Peter Lourie is the author of a new book for kids, Jack London and the Klondike Gold Rush. His many other books include The Polar Bear Scientists and The Manatee Scientists, and he has taught writing at Middlebury College, Columbia College, and the University of Vermont. He lives in Vermont.
Q:
Why did you decide to focus your new book on Jack London's experiences in the
Klondike Gold Rush?
A:
I love adventure. I love gold. I love all things North. And I love stories.
Jack London’s experience in the Klondike gave him the settings and characters
and the history that he needed to write his most memorable books.
At
21 he got swept up in the Stampede, along with thousands who left their homes
and jobs and rushed north to Dawson in the Yukon Territory to stake their
claims. (Dawson is where the Klondike River flows into the bigger Yukon).
It
was a grueling journey over mountain passes and down the massive Yukon
River.
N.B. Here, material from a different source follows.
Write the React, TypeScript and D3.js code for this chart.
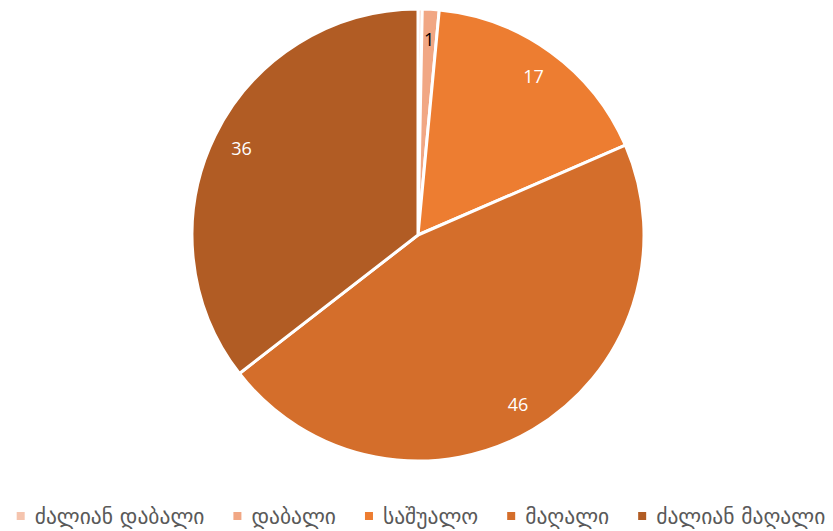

For most, it was a bust; they ran
out of money and supplies; they abandoned hope and sometimes lost their lives;
their claims never delivered.
Jack
too failed to find gold, but he was able to capture the human side of the Gold
Rush in his writing. That relationship between adventure and creativity is what
excites me.
Q:
How did you research the book, and what did you learn that might seem
particularly surprising?
A:
I’ve been to the Yukon Territory several times. Years ago I paddled the Yukon
River by canoe from Whitehorse to Dawson, then returned to the Territory to
revisit places along the Klondike Stampede Trail.
What
I loved about researching this book were the wonderful people I met along the
way, historians and experts on Jack London and the First Nations of Canada.
One
Canadian historian stands out. David Neufeld from Whitehorse arranged a float
plane trip into Lake Lindeman on the upper part of the Chilkoot Trail where
Jack and the other Stampeders had to build boats for the long river trip down
to Dawson.
David
took me through the history of the Stampede when we walked the upper parts of
the trail. He made the history come alive. He helped me understand that this
was a trading route for the people of the First Nations long before it had
anything to do with gold.
Q:
What impact did his time in the Klondike have on London's subsequent career?
A:
Jack had always wanted to be a published writer. When he got back to San
Francisco after a year in the Klondike, he gathered his experiences into a
series of Klondike stories that people wanted to read. In 1903 when he was 27, The
Call of the Wild made him famous, and was soon followed by White Fang.
The
Klondike helped launch Jack’s career as a published writer. Writing at least
1000 words a day for 16 years, he was able to publish 50 books. Although he
went on to write about many other subjects, it was the Klondike Gold Rush that
led to his most memorable tales.
Q:
How successful was he at finding gold?
A:
Not at all. Jack came back with only a little pouch of gold dust. He had to
pawn it in order to eat. Perhaps it’s a cliché, but true nevertheless, that
Jack’s gold was the experience itself.
Q:
What are you working on now?
A:
My next adventure biography is about the father of polar exploration, Norwegian
Fridtjof Nansen, and his Fram expedition of 1893-96. Nansen made a daring attempt to be the first
to reach the North Pole.
In
his day the Arctic was the last frontier, cloaked in mystery, as unknown as the
moon. People thought there might be land or even an open sea beyond the ice at
the pole itself. So in 1893, Nansen was
determined to reach the North Pole before anyone else and solve its mysteries.
On
June 24, 1893, he and a small crew of 12 on board a specially designed ship
called the Fram (meaning “forward” in Norwegian), attempted to make
it to the Pole in a way that most polar experts thought was simply crazy.
Nansen
planned to lock his ship into the polar ice pack and “float” on top of the ice
carried by the currents to the pole and over to the other side of the globe. Above
Siberia, the Fram got locked into ice, just as it was designed to do, and it
drifted for a year and a half at about a mile or two a day.
When
it seemed his ship would miss the pole by a few hundred miles, Nansen decided
to make a mad dash for it with another crewmember. They took 28 huskies, 2
kayaks, and 3 sleds heavily loaded with gear and food for 100 days. Their
attempt on the pole is one of the great adventure stories of all time.
Q:
Anything else we should know?
A:
Jack London and the Klondike Gold Rush took five years to write. My first draft
was hopelessly academic and off the mark. I thought I could tell the story of Jack’s
journey up the Inside Passage to the coast of Alaska, then over the Coast
Mountains and down the Yukon River to Dawson, by using his own words, by simply
drawing on the wonderful descriptions of scenes and characters from his stories
and novels.
But
in revision I learned more about storytelling, and I am immensely grateful to
my editor, Christy Ottaviano at Henry Holt, who guided me along the way. It was
well worth the wait to get it right.